Someone who trades securities constantly and someone who checks a retirement account once a quarter are both “investors” in everyday language, but the tax code reserves a narrower category for a much smaller group.
The short answer
Trader tax status is a classification the tax code applies to people whose securities trading is frequent, substantial, and continuous enough to resemble a business rather than passive investing. Qualifying opens the door to different treatment than an ordinary investor gets, including the ability to deduct trading-related expenses and, with a separate mark-to-market election, to treat trading gains and losses differently than standard capital gains rules would.
How the trader classification is tested
There’s no simple bright line, like a specific number of trades, that guarantees trader status. Instead, the classification generally rests on a facts-and-circumstances test that looks at how frequently and regularly someone trades, how substantial the trading activity is, and whether the intent is to catch short-term price movements rather than to hold investments for long-term appreciation or income. Someone who trades occasionally, even if the dollar amounts are large, typically remains an investor under this test rather than a trader.
What changes for a qualifying trader
An investor’s gains and losses are capital in nature, subject to the usual capital gains rules and to limits on how much net capital loss can offset other income in a given year, with the excess carried forward. A trader who qualifies for trader tax status may be able to deduct ordinary business expenses tied to the trading activity — things like data subscriptions, home office costs, or software — in ways an ordinary investor generally cannot, since investment expenses face tighter limits. Trading profits themselves, however, are still not treated as the kind of earned income subject to self-employment tax, even for a qualifying trader running an active operation.

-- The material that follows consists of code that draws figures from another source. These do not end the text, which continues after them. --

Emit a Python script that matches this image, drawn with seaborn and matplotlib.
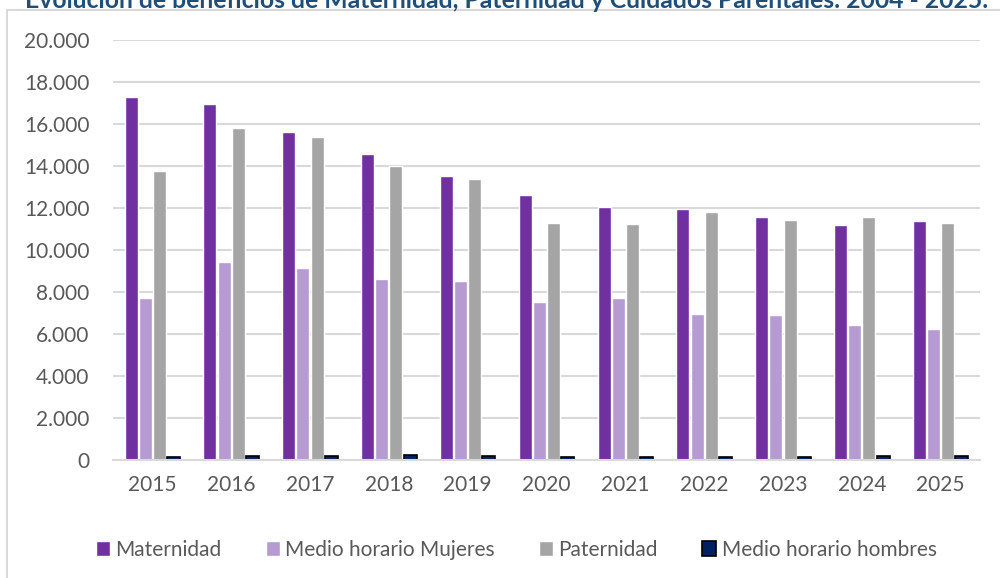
import matplotlib
matplotlib.use('Agg')
import matplotlib.pyplot as plt
import matplotlib.ticker as mticker
from matplotlib.patches import Rectangle
import pandas as pd
import seaborn as sns

years = ['2015', '2016', '2017', '2018', '2019', '2020', '2021', '2022', '2023', '2024', '2025']
maternidad = [17300, 16950, 15600, 14550, 13500, 12600, 12050, 11950, 11550, 11200, 11400]
mujeres = [7700, 9450, 9150, 8600, 8500, 7500, 7700, 6950, 6900, 6450, 6250]
paternidad = [13750, 15800, 15400, 14000, 13400, 11300, 11250, 11800, 11450, 11550, 11300]
hombres = [150, 200, 180, 220, 170, 150, 150, 130, 150, 180, 170]

series = ['Maternidad', 'Medio horario Mujeres', 'Paternidad', 'Medio horario hombres']
colors = ['#7030A0', '#B69AD2', '#A5A5A5', '#002060']
title = 'Evolución de beneficios de Maternidad, Paternidad y Cuidados Parentales. 2004 - 2025.'

rows = []
for name, vals in zip(series, [maternidad, mujeres, paternidad, hombres]):
    for y, v in zip(years, vals):
        rows.append({'year': y, 'serie': name, 'value': v})
df = pd.DataFrame(rows)

sns.set_theme(style='white')
plt.rcParams['font.family'] = ['Lato', 'DejaVu Sans']

fig = plt.figure(figsize=(10, 5.78), dpi=100)
ax = fig.add_axes([0.113, 0.2042, 0.867, 0.7266])

sns.barplot(data=df, x='year', y='value', hue='serie', hue_order=series,
            palette=colors, width=0.72, gap=0.08, ax=ax, saturation=1, legend=True)

# black edge on the small bars
for bar in ax.containers[3]:
    bar.set_edgecolor('black')
    bar.set_linewidth(1.2)

ax.set_ylim(0, 20000)
ax.set_yticks(range(0, 20001, 2000))
ax.yaxis.set_major_formatter(mticker.FuncFormatter(lambda v, p: f'{int(v):,}'.replace(',', '.')))
ax.grid(axis='y', color='#D9D9D9', linewidth=1.5)
ax.set_axisbelow(True)
for s in ['top', 'right', 'left']:
    ax.spines[s].set_visible(False)
ax.spines['bottom'].set_color('#D9D9D9')
ax.spines['bottom'].set_linewidth(1.5)
ax.tick_params(axis='both', length=0, labelsize=15, colors='#595959')
ax.tick_params(axis='x', pad=11)
ax.tick_params(axis='y', pad=17)
ax.set_xlabel('')
ax.set_ylabel('')

leg = ax.legend(loc='center', bbox_to_anchor=(0.465, -0.214), ncol=4, frameon=False,
                fontsize=15, handlelength=0.7, handleheight=0.7, handletextpad=0.25,
                columnspacing=2.1, labelcolor='#595959')
leg.legend_handles[3].set_edgecolor('black')
leg.legend_handles[3].set_linewidth(1.2)

fig.patches.append(Rectangle((0.007, -0.05), 1.05, 1.05 - 10 / 578, transform=fig.transFigure,
                             fill=False, edgecolor='#D9D9D9', linewidth=1.5))

fig.text(0.025, 1 - 8 / 578, title, fontsize=17.8, fontweight='bold', color='#1F4E79',
         ha='left', va='baseline')

fig.savefig('out.png', dpi=100)
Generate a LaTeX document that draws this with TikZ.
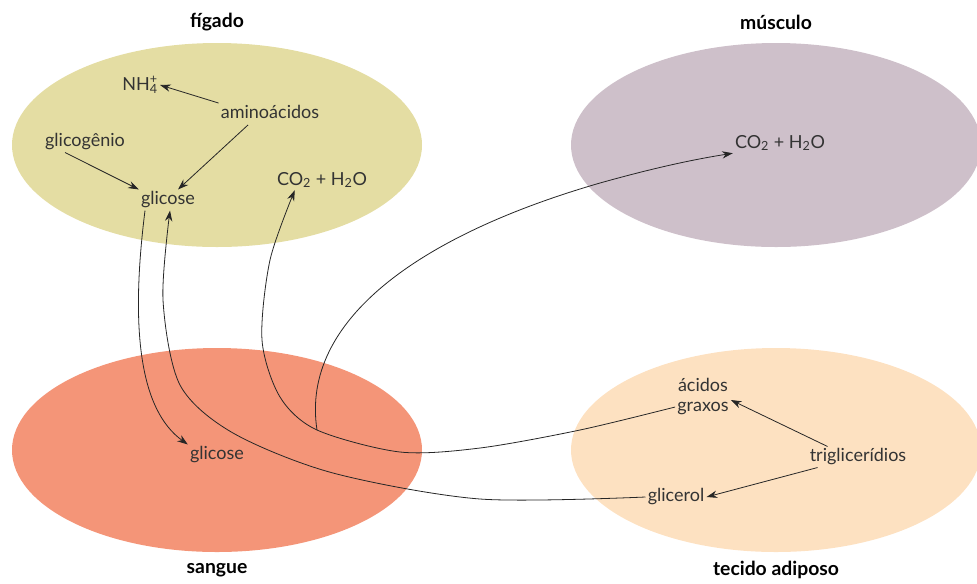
\documentclass[tikz,border=0pt]{standalone}
\usepackage{fontspec}
\setmainfont{Lato}
\usepackage{xcolor}
\usepackage{tikz}
\usetikzlibrary{
    positioning,
    arrows.meta,
    shapes.geometric,
    calc
}
\definecolor{figadocol}{RGB}{228,221,163}
\definecolor{musculocol}{RGB}{206,192,202}
\definecolor{sanguecol}{RGB}{244,149,120}
\definecolor{adiposocol}{RGB}{253,225,193}
\tikzset{
    organ/.style={
        ellipse, draw=none, inner sep=0pt,
        minimum width=307.5pt, minimum height=153pt
    },
    organtitle/.style={
        font=\fontsize{14.5}{16}\selectfont\bfseries, text=black
    },
    metab/.style={
        inner sep=1.5pt, align=center,
        font=\fontsize{13.5}{15}\selectfont, text=black!80
    },
    arrow/.style={
        -{Stealth[length=8pt,width=5.5pt]}, line width=0.6pt, draw=black!85
    }
}

\begin{document}
\begin{tikzpicture}[x=0.75pt, y=-0.75pt]

    \useasboundingbox (0,0) rectangle (977,583);

    % Organs
    \node[organ, fill=figadocol] (figado) at (217,145) {};
    \node[organ, fill=musculocol] (musculo) at (776,145) {};
    \node[organ, fill=sanguecol] (sangue) at (217,450) {};
    \node[organ, fill=adiposocol] (adiposo) at (776,450) {};

    % Titles
    \node[organtitle] (t_figado) at (217,22) {fígado};
    \node[organtitle] (t_musculo) at (776,22) {músculo};
    \node[organtitle] (t_sangue) at (217,570) {sangue};
    \node[organtitle] (t_adiposo) at (776,570) {tecido adiposo};

    % Liver
    \node[metab] (nh4) at (140,85) {NH\rlap{\textsuperscript{+}}\textsubscript{4}};
    \node[metab] (amino) at (270,112) {aminoácidos};
    \node[metab] (glicogenio) at (85,142) {glicogênio};
    \node[metab] (glic_f) at (168,200) {glicose};
    \node[metab] (co2_f) at (322,180) {CO\textsubscript{2} + H\textsubscript{2}O};

    % Muscle
    \node[metab] (co2_m) at (780,143) {CO\textsubscript{2} + H\textsubscript{2}O};

    % Blood
    \node[metab] (glic_s) at (217,455) {glicose};

    % Adipose tissue
    \node[metab] (acidos) at (703,397) {ácidos\\graxos};
    \node[metab] (trig) at (858,457) {triglicerídios};
    \node[metab] (glicerol) at (676,497) {glicerol};
    \coordinate (branch) at (317,430);
    \coordinate (bend) at (600,183);

    % Arrows inside the organs
    \draw[arrow] (amino.north west) -- (nh4.east);
    \draw[arrow] ($(glicogenio.south)+(-20,0)$) -- (glic_f.north west);
    \draw[arrow] ($(amino.south)+(-22,4)$) -- ($(glic_f.north)+(10,0)$);
    \draw[arrow] ($(trig.north west)+(20,0)$) -- ($(acidos.east)+(0,3)$);
    \draw[arrow] ($(trig.south west)+(10,0)$) -- (glicerol.east);

    % Arrows between the organs
    \draw[arrow] ($(glic_f.south)+(-23,0)$) .. controls (130,330) and (140,410) .. (glic_s.north west);
    \draw[arrow] plot[smooth] coordinates {(glicerol.west) (480,499) (333,473) (233,433) (180,385) (163,300) ($(glic_f.south)+(2,0)$)};
    \draw[arrow] plot[smooth] coordinates {($(acidos.west)+(0,10)$) (580,430) (480,448) (400,452) (branch) (280,397) (262,340) (270,260) ($(co2_f.south west)+(20,0)$)};
    \draw[arrow] (branch) .. controls (300,320) and (420,235) .. (bend)
        .. controls (650,169) and (690,160) .. (co2_m.south west);

\end{tikzpicture}
\end{document}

The separate mark-to-market election
Trader tax status and the mark-to-market election are related but distinct. A qualifying trader can additionally elect mark-to-market accounting, which treats securities as if they were sold at year-end fair market value, converting what would otherwise be capital gains and losses into ordinary gains and losses. One effect is that the annual limit on deducting net capital losses against other income no longer applies, since the gains and losses aren’t capital under this election. This election carries its own timing rules and, once made, generally applies going forward rather than being something to switch in and out of year to year.
What trader status doesn’t do
Trader tax status doesn’t exempt someone from taxes on trading profits, and it doesn’t turn a losing trading strategy into a winning one — it only changes how the activity is categorized and reported. It also doesn’t automatically apply to retirement account trading or to someone managing a single buy-and-hold portfolio, no matter how large that portfolio is. And because the classification depends on an evaluation of actual trading patterns, it’s not something to self-declare casually; it’s a determination that follows from the facts of the activity.
The takeaway
For the small number of people whose trading is frequent and continuous enough to resemble a full-time activity, trader tax status and the mark-to-market election can meaningfully change how gains, losses, and expenses are treated. For everyone else — even people who trade often by ordinary standards — the standard investor rules still apply, and the classification question is worth evaluating carefully rather than assumed.